“Blood
In The USA” è un disco la cui genesi ha aspetti particolari: registrato
praticamente in presa diretta nell’arco di una giornata, l’album è rimasto nel
cassetto per circa un paio d’anni, dando la precedenza alla vita privata di
Thom Chacon e ora ‘riemerge’ con tutta la sua forza espressiva e tutta la sua
urgenza letteraria, divenuto fortemente attuale soprattutto dopo questi anni di
politica negli States. Il musicista di Durango, Colorado torna quindi dopo lo
splendido disco omonimo di qualche anno fa e l’esordio prodotto artigianalmente
intitolato “Featherweight Fighter” che ne definiva stile e immagine di profondo
ed intelligente storyteller. “Blood In The USA” è nuovamente prodotto da Perry
Margouleff, amico di lunga data di Thom Chacon, con lo stesso approccio crudo
ma al tempo stesso struggentemente poetico che chiedono queste storie di
confine, queste storie di ricerca di libertà e di vita migliore. Tra Woody
Guthrie e Bob Dylan, Townes Van Zandt e John Prine ma anche con lo spirito
dello Springsteen più interiore ed intimista, Thom Chacon mostra attraverso
queste sue nuove nove canzoni quanto potente sia il suo messaggio e quanto
grande sia il suo coinvolgimento nei confronti dei protagonisti che si muovono
all’interno di un paesaggio spesso depresso e duro, affascinante nella sua
asprezza ma che non perdona chi sta dalla parte dei perdenti. “I Am An
Immigrant” è inevitabilmente il manifesto e l’ideale apertura del disco,
limpida e disperata storia narrata attraverso chi ha subito violenze e soprusi
sulla strada verso un mondo migliore, mentre in “Union Town” emerge la crisi
del lavoro dopo la chiusura delle miniere di carbone e nella title-track “Blood
In The USA” il grido di denuncia nei confronti dei troppi casi di violenze nei
confronti delle persone di colore. Questo trittico forma un po’ la spina
dorsale di un album sempre impegnato, sempre estremamente vibrante nel
presentare composizioni il cui compito è di mostrare i vari aspetti dell’animo
umano, positivi o negativi che siano, dalla accorata poesia di “Easy Heart”

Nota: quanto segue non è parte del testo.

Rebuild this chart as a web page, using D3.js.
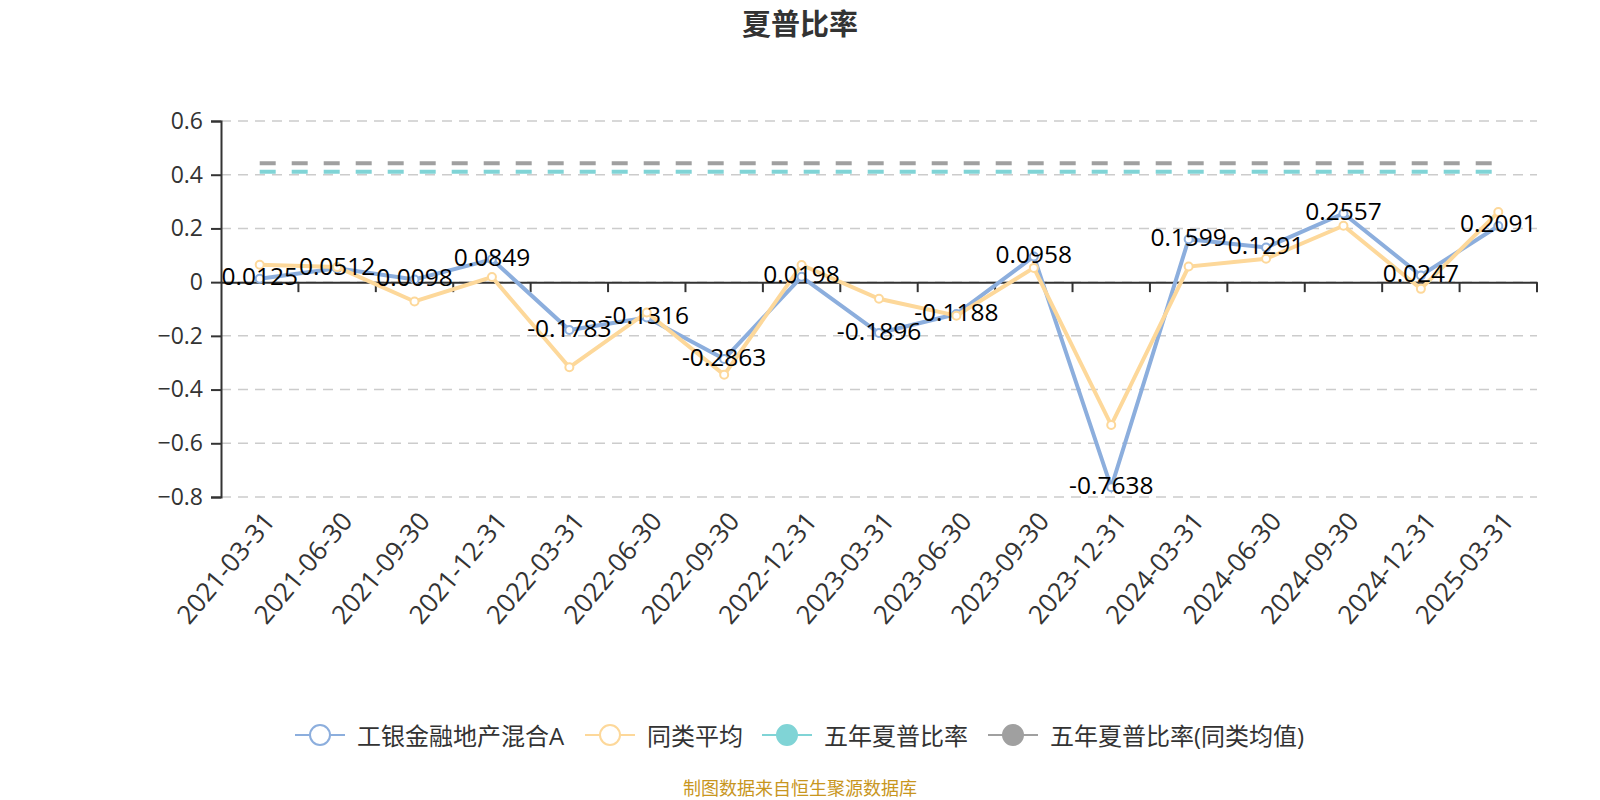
<!DOCTYPE html>
<html>
<head>
<meta charset="utf-8">
<script src="https://cdn.jsdelivr.net/npm/d3@7/dist/d3.min.js"></script>
<style>
  body { margin: 0; background: #fff; }
  text { font-family: "Open Sans", "Noto Sans CJK SC", sans-serif; }
</style>
</head>
<body>
<div id="chart"></div>
<script>
// data
var dates = ["2021-03-31", "2021-06-30", "2021-09-30", "2021-12-31", "2022-03-31", "2022-06-30",
  "2022-09-30", "2022-12-31", "2023-03-31", "2023-06-30", "2023-09-30", "2023-12-31",
  "2024-03-31", "2024-06-30", "2024-09-30", "2024-12-31", "2025-03-31"];
var fundValues = [0.0125, 0.0512, 0.0098, 0.0849, -0.1783, -0.1316, -0.2863, 0.0198, -0.1896,
  -0.1188, 0.0958, -0.7638, 0.1599, 0.1291, 0.2557, 0.0247, 0.2091];
var avgValues = [0.065, 0.056, -0.072, 0.019, -0.317, -0.113, -0.345, 0.064, -0.062,
  -0.125, 0.053, -0.532, 0.058, 0.087, 0.21, -0.025, 0.261];
var fiveYear = 0.411;
var fiveYearAvg = 0.443;
var yTicks = [0.6, 0.4, 0.2, 0, -0.2, -0.4, -0.6, -0.8];
var legendNames = ["工银金融地产混合A", "同类平均", "五年夏普比率", "五年夏普比率(同类均值)"];
var colors = ["#8caedd", "#fdd89a", "#80d4d6", "#a0a0a0"];

var svgWidth = 1600;
var svgHeight = 800;
var margin = { top: 121, right: 63, bottom: 303, left: 221 };
var width = svgWidth - margin.left - margin.right;
var height = svgHeight - margin.top - margin.bottom;

var svg = d3.select("#chart").append("svg")
  .attr("width", svgWidth)
  .attr("height", svgHeight);

svg.append("text")
  .attr("x", svgWidth / 2)
  .attr("y", 23)
  .attr("text-anchor", "middle")
  .attr("dominant-baseline", "central")
  .style("font-size", "29px")
  .style("font-weight", "bold")
  .style("fill", "#333")
  .text("夏普比率");

var chartGroup = svg.append("g")
  .attr("transform", `translate(${margin.left}, ${margin.top})`);

var x = d3.scaleBand().domain(dates).range([0, width]);
var y = d3.scaleLinear().domain([-0.8, 0.6]).range([height, 0]);
var cx = d => x(d) + x.bandwidth() / 2;

// grid lines
chartGroup.selectAll(".grid")
  .data(yTicks)
  .enter()
  .append("line")
  .attr("x1", 0)
  .attr("x2", width)
  .attr("y1", d => y(d))
  .attr("y2", d => y(d))
  .attr("stroke", "#cccccc")
  .attr("stroke-width", 1.5)
  .attr("stroke-dasharray", "10,7");

// y axis
var leftAxis = d3.axisLeft(y).tickValues(yTicks).tickSize(10).tickPadding(8)
  .tickFormat(d => d === 0 ? "0" : d3.format(".1f")(d));
var yAxisG = chartGroup.append("g").call(leftAxis);
yAxisG.select(".domain").attr("stroke", "#333").attr("stroke-width", 2);
yAxisG.selectAll(".tick line").attr("stroke", "#333").attr("stroke-width", 2);
yAxisG.selectAll(".tick text")
  .style("font-size", "23px")
  .style("fill", "#333")
  .style("font-family", "'Open Sans', sans-serif");

// x axis on zero
var bottomAxis = d3.axisBottom(x).tickSize(0).tickFormat("");
var xAxisG = chartGroup.append("g")
  .attr("transform", `translate(0, ${y(0)})`)
  .call(bottomAxis);
xAxisG.select(".domain").attr("stroke", "#333").attr("stroke-width", 2);
xAxisG.selectAll(".bt")
  .data(d3.range(1, dates.length + 1))
  .enter()
  .append("line")
  .attr("x1", i => i * x.step())
  .attr("x2", i => i * x.step())
  .attr("y1", 0)
  .attr("y2", 10)
  .attr("stroke", "#333")
  .attr("stroke-width", 2);

// x labels at bottom
chartGroup.selectAll(".xl")
  .data(dates)
  .enter()
  .append("text")
  .attr("transform", d => `translate(${cx(d) + 9}, ${height + 18.5}) rotate(-50)`)
  .attr("text-anchor", "end")
  .attr("dominant-baseline", "central")
  .style("font-size", "26px")
  .style("fill", "#333")
  .text(d => d);

// five year dashed lines
[[fiveYear, colors[2]], [fiveYearAvg, colors[3]]].forEach(function(p) {
  chartGroup.append("line")
    .attr("x1", cx(dates[0]))
    .attr("x2", cx(dates[dates.length - 1]))
    .attr("y1", y(p[0]))
    .attr("y2", y(p[0]))
    .attr("stroke", p[1])
    .attr("stroke-width", 4)
    .attr("stroke-dasharray", "16,16");
});

var line = d3.line()
  .x((d, i) => cx(dates[i]))
  .y(d => y(d));

[[fundValues, colors[0]], [avgValues, colors[1]]].forEach(function(s) {
  chartGroup.append("path")
    .datum(s[0])
    .attr("d", line)
    .attr("fill", "none")
    .attr("stroke", s[1])
    .attr("stroke-width", 4);
  chartGroup.selectAll(null)
    .data(s[0])
    .enter()
    .append("circle")
    .attr("cx", (d, i) => cx(dates[i]))
    .attr("cy", d => y(d))
    .attr("r", 4)
    .attr("fill", "#fff")
    .attr("stroke", s[1])
    .attr("stroke-width", 2);
});

// value labels on fund series
chartGroup.selectAll(".vl")
  .data(fundValues)
  .enter()
  .append("text")
  .attr("x", (d, i) => cx(dates[i]))
  .attr("y", d => y(d) - 3)
  .attr("text-anchor", "middle")
  .attr("dominant-baseline", "central")
  .style("font-size", "24.5px")
  .style("fill", "#000")
  .text(d => d);

// legend
var legendX = [320, 610, 787, 1013];
var legend = svg.append("g").attr("transform", "translate(0, 735)");
legendNames.forEach(function(name, i) {
  var g = legend.append("g").attr("transform", `translate(${legendX[i]}, 0)`);
  g.append("line")
    .attr("x1", -25).attr("x2", 25)
    .attr("stroke", colors[i]).attr("stroke-width", 2);
  g.append("circle")
    .attr("r", 10)
    .attr("fill", i < 2 ? "#fff" : colors[i])
    .attr("stroke", colors[i])
    .attr("stroke-width", 2);
  g.append("text")
    .attr("x", 37)
    .attr("dominant-baseline", "central")
    .style("font-size", "24px")
    .style("fill", "#333")
    .text(name);
});

svg.append("text")
  .attr("x", svgWidth / 2)
  .attr("y", 788)
  .attr("text-anchor", "middle")
  .attr("dominant-baseline", "central")
  .style("font-size", "18px")
  .style("fill", "#c8961e")
  .text("制图数据来自恒生聚源数据库");
</script>
</body>
</html>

all’amore narrato in “Something The Heart Can Only Know”, praticamente l’unica
‘love song’ del disco. “Empty Pockets” è un altro dei capolavori delll’album,
un altro racconto di immigrati e dell’affrontare i cambi climatici che determinano
la crisi del lavoro dei contadini, “A Bottle, Two Guitars And A Suitcase” una
pregevolissima ‘road song’ narrata con il consueto, eccellente stile narrativo,
“Work At Hand” una canzone che ha sempre come protagonisti i cosiddetti ‘blue
collar’ e la commovente poesia insita nella conclusiva “Big As The Moon”, il
cuore grande come la luna, come quello di Thom Chacon.